Fork-tender beef brisket, tomato sauce, chunks of carrots and potatoes, and calamansi juice zest—simmered together to make a classic stew. This simple yet comforting stew has a blend of savory and tangy flavors, people will keep coming back for more!



  1. Marinating

    15 minutes
    1. In a mixing bowl, marinate the beef with Knorr Liquid Seasoning, calamansi juice, and black pepper. 
    2. Combine very well, then cover the bowl with plastic wrap.
    3. Let it marinate inside the chiller for 24 hours. 
  2. Cooking

    105 minutes
    1. Preheat the pressure cooker for 10 minutes or until it turns piping hot.
    2. Add a small amount of oil and sear all the sides of the beef. Set it aside.
    3. Sauté the onion, garlic, tomato, and chorizo in the same pressure cooker.
    4. Add the tomato sauce, calamansi juice, Knorr Liquid Seasoning, smoked paprika, bay leaf, black pepper, water, carrots, potatoes, and beef.
    5. Cover the pressure cooker and let it cook.
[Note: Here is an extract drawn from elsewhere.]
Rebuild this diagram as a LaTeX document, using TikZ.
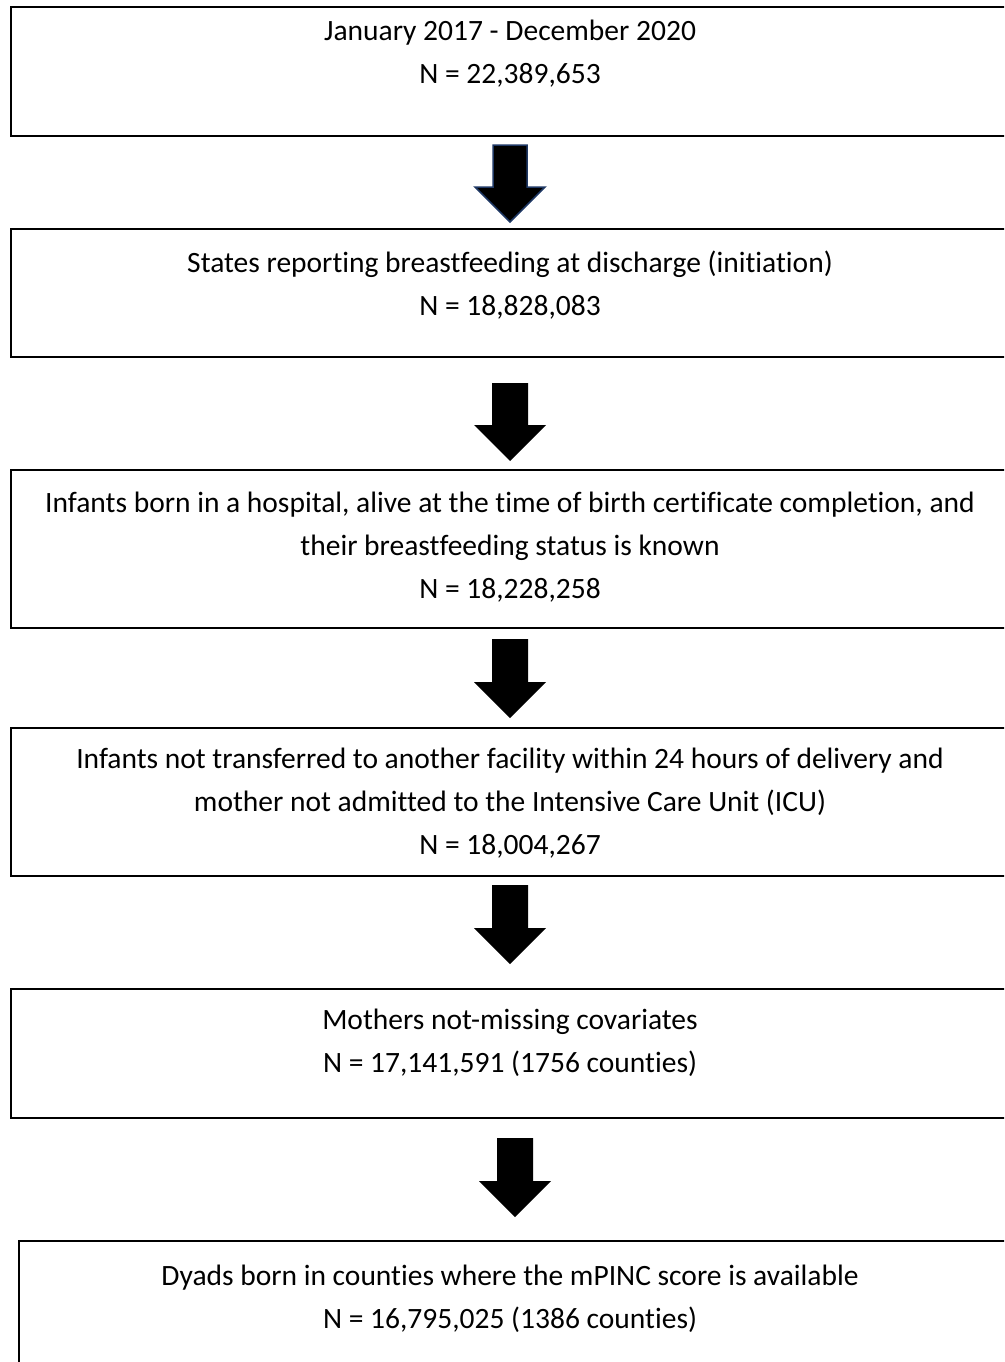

Once it whistles, simmer for 40 minutes.
    6. Afterwards, remove the whistle and wait for it to cool down.
    7. Open the cover and check the beef's tenderness. Let it simmer again if needed.
    8. Transfer the beef mechado to a serving dish. Garnish with spring onion and fried garlic.
    9. Serve the dish while it's hot.